WRITTEN REQUEST — Please repeat all of the listing exactly.

= = = =

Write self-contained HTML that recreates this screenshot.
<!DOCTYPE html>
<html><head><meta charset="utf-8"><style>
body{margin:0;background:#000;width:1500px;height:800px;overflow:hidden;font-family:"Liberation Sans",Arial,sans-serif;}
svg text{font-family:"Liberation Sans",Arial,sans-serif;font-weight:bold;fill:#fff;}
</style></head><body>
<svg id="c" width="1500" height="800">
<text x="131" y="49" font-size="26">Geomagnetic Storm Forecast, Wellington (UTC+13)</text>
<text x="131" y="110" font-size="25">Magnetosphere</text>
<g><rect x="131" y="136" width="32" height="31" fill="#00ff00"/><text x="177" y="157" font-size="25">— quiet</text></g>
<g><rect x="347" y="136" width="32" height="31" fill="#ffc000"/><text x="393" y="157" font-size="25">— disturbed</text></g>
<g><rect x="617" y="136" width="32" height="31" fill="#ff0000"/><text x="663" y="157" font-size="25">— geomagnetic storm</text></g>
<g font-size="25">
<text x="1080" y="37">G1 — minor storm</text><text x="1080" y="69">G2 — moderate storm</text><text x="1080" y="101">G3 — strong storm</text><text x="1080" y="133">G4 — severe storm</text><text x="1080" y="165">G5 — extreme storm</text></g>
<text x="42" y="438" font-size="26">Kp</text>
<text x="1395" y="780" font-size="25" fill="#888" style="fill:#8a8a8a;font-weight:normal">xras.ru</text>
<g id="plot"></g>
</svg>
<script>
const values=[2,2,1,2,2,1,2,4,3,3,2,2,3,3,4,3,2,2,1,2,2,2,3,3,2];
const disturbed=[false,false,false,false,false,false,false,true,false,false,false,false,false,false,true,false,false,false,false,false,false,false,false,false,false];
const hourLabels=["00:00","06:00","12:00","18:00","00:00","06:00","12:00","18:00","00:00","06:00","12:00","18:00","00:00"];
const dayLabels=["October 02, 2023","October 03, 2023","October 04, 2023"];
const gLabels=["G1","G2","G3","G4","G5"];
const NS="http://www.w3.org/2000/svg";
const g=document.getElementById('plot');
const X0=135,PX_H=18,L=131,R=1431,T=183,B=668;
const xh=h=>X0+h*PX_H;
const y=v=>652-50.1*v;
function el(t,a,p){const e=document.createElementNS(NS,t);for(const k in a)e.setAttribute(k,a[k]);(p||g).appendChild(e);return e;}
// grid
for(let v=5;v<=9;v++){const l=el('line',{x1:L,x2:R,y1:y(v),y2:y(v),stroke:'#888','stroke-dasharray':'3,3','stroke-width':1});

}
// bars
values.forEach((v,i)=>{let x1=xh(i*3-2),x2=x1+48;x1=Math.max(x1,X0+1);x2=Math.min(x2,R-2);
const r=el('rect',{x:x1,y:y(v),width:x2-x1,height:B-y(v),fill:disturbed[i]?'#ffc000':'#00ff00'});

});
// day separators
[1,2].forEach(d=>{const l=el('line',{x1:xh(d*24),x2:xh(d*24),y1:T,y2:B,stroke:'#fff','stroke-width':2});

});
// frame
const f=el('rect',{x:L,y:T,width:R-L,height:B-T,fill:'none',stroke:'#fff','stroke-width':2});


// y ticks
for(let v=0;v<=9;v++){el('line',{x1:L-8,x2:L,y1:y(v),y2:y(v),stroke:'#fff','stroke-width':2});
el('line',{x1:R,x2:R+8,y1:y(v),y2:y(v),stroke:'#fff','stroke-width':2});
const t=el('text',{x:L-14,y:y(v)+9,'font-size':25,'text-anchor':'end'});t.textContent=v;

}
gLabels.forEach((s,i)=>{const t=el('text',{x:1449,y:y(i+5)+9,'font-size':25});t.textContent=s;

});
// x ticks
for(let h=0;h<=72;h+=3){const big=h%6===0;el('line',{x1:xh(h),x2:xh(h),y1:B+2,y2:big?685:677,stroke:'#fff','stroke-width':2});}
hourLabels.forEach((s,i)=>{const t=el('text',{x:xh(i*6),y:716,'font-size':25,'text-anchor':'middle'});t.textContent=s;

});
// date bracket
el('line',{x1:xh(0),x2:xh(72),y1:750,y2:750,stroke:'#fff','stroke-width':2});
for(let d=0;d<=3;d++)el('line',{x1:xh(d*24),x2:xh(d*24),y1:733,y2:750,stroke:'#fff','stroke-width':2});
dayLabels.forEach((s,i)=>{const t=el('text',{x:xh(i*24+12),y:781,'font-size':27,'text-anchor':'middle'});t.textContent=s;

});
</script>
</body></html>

= = = =

EXERCISE OUTPUT —
Write self-contained HTML that recreates this screenshot.
<!DOCTYPE html>
<html><head><meta charset="utf-8"><style>
body{margin:0;background:#000;width:1500px;height:800px;overflow:hidden;font-family:"Liberation Sans",Arial,sans-serif;}
svg text{font-family:"Liberation Sans",Arial,sans-serif;font-weight:bold;fill:#fff;}
</style></head><body>
<svg id="c" width="1500" height="800">
<text x="131" y="49" font-size="26">Geomagnetic Storm Forecast, Wellington (UTC+13)</text>
<text x="131" y="110" font-size="25">Magnetosphere</text>
<g><rect x="131" y="136" width="32" height="31" fill="#00ff00"/><text x="177" y="157" font-size="25">— quiet</text></g>
<g><rect x="347" y="136" width="32" height="31" fill="#ffc000"/><text x="393" y="157" font-size="25">— disturbed</text></g>
<g><rect x="617" y="136" width="32" height="31" fill="#ff0000"/><text x="663" y="157" font-size="25">— geomagnetic storm</text></g>
<g font-size="25">
<text x="1080" y="37">G1 — minor storm</text><text x="1080" y="69">G2 — moderate storm</text><text x="1080" y="101">G3 — strong storm</text><text x="1080" y="133">G4 — severe storm</text><text x="1080" y="165">G5 — extreme storm</text></g>
<text x="42" y="438" font-size="26">Kp</text>
<text x="1395" y="780" font-size="25" fill="#888" style="fill:#8a8a8a;font-weight:normal">xras.ru</text>
<g id="plot"></g>
</svg>
<script>
const values=[2,2,1,2,2,1,2,4,3,3,2,2,3,3,4,3,2,2,1,2,2,2,3,3,2];
const disturbed=[false,false,false,false,false,false,false,true,false,false,false,false,false,false,true,false,false,false,false,false,false,false,false,false,false];
const hourLabels=["00:00","06:00","12:00","18:00","00:00","06:00","12:00","18:00","00:00","06:00","12:00","18:00","00:00"];
const dayLabels=["October 02, 2023","October 03, 2023","October 04, 2023"];
const gLabels=["G1","G2","G3","G4","G5"];
const NS="http://www.w3.org/2000/svg";
const g=document.getElementById('plot');
const X0=135,PX_H=18,L=131,R=1431,T=183,B=668;
const xh=h=>X0+h*PX_H;
const y=v=>652-50.1*v;
function el(t,a,p){const e=document.createElementNS(NS,t);for(const k in a)e.setAttribute(k,a[k]);(p||g).appendChild(e);return e;}
// grid
for(let v=5;v<=9;v++){const l=el('line',{x1:L,x2:R,y1:y(v),y2:y(v),stroke:'#888','stroke-dasharray':'3,3','stroke-width':1});

}
// bars
values.forEach((v,i)=>{let x1=xh(i*3-2),x2=x1+48;x1=Math.max(x1,X0+1);x2=Math.min(x2,R-2);
const r=el('rect',{x:x1,y:y(v),width:x2-x1,height:B-y(v),fill:disturbed[i]?'#ffc000':'#00ff00'});

});
// day separators
[1,2].forEach(d=>{const l=el('line',{x1:xh(d*24),x2:xh(d*24),y1:T,y2:B,stroke:'#fff','stroke-width':2});

});
// frame
const f=el('rect',{x:L,y:T,width:R-L,height:B-T,fill:'none',stroke:'#fff','stroke-width':2});


// y ticks
for(let v=0;v<=9;v++){el('line',{x1:L-8,x2:L,y1:y(v),y2:y(v),stroke:'#fff','stroke-width':2});
el('line',{x1:R,x2:R+8,y1:y(v),y2:y(v),stroke:'#fff','stroke-width':2});
const t=el('text',{x:L-14,y:y(v)+9,'font-size':25,'text-anchor':'end'});t.textContent=v;

}
gLabels.forEach((s,i)=>{const t=el('text',{x:1449,y:y(i+5)+9,'font-size':25});t.textContent=s;

});
// x ticks
for(let h=0;h<=72;h+=3){const big=h%6===0;el('line',{x1:xh(h),x2:xh(h),y1:B+2,y2:big?685:677,stroke:'#fff','stroke-width':2});}
hourLabels.forEach((s,i)=>{const t=el('text',{x:xh(i*6),y:716,'font-size':25,'text-anchor':'middle'});t.textContent=s;

});
// date bracket
el('line',{x1:xh(0),x2:xh(72),y1:750,y2:750,stroke:'#fff','stroke-width':2});
for(let d=0;d<=3;d++)el('line',{x1:xh(d*24),x2:xh(d*24),y1:733,y2:750,stroke:'#fff','stroke-width':2});
dayLabels.forEach((s,i)=>{const t=el('text',{x:xh(i*24+12),y:781,'font-size':27,'text-anchor':'middle'});t.textContent=s;

});
</script>
</body></html>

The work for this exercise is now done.